Tim Lincecum, San Francisco Giants

You’ve seen his windup, can you imagine the possibilities if we gave him a prayer book and a synagogue? With his upstart rebellious personality (code for he loves getting high), he could be a hero to the gay Jewish community of San Francisco (not saying he’s gay, but with that hair, ehhh….). He’s also a dead ringer for this kid, who I always assumed was a Jew for some reason.

Duke Snider, Brooklyn Dodgers

The departed Dodger great was loved by scores of old Jewish baseball fans, and is probably consider an honorary Jew in many Brooklyn Dodger households. He got screwed in the 1955 MVP vote, but not as bad as people thought he did. A lot like us Jews. Also there’s nothing more Jewish than getting convicted for tax fraud. Welcome to the club Duke, we’ll leave an extra bowl of matzah ball soup out for you.
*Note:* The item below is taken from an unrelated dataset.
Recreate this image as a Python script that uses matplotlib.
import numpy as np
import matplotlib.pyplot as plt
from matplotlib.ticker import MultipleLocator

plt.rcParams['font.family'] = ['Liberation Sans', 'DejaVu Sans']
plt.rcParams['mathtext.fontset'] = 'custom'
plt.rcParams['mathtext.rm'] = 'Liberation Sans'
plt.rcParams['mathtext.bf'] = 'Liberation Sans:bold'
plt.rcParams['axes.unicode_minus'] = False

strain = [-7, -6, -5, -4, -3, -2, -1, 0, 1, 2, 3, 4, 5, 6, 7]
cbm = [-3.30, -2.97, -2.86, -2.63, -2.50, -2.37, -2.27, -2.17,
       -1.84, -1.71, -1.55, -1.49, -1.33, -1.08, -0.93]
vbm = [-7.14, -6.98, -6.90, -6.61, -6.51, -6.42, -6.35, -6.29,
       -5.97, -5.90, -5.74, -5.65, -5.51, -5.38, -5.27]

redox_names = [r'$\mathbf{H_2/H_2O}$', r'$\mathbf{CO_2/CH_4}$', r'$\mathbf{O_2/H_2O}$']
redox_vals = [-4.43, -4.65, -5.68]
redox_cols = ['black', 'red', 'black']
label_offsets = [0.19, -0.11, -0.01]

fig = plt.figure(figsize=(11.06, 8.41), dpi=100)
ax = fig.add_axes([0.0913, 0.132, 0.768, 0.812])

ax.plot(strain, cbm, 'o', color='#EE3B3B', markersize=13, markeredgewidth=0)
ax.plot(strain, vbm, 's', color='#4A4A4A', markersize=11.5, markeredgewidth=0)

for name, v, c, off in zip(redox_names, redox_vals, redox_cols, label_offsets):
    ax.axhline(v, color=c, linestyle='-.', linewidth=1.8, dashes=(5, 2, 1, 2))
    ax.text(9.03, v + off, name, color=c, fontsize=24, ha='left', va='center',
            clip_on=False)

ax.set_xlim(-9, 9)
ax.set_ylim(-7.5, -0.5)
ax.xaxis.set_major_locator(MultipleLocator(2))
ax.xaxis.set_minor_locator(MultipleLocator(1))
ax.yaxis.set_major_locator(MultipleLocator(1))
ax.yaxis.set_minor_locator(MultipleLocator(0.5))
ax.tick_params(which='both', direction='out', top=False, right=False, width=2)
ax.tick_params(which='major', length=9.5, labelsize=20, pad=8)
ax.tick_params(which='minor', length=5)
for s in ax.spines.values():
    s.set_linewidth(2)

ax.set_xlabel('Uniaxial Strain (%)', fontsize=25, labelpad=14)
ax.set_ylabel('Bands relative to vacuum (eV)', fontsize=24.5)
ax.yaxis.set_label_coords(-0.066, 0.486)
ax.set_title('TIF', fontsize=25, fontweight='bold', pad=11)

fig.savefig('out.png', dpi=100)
Kenny Britt, Tennessee Titans

Aside from a ponzi scheme or two, the Jews have been a pretty parve bunch for the last half century. This guy has warrants out for his arrest in almost every state, and likes to mix it up between nightclub brawls and crushing ganja cigars moments before police show up. Clearly an exciting addition to the tribe, and one with great (ok pretty good) hands.

Shaq, Retired

A fairly obvious one. He’s already a philosopher, and I would love to see ‘The Big Rambam’ embrace his inner Yid by reading Bible stories and then explaining how he would have gotten down with freaky deaks like Tamar while also going to look for the Techelet snail. And although it looks like he got a head start on the quest, but he’s still got a ways to go to catch up with Amare.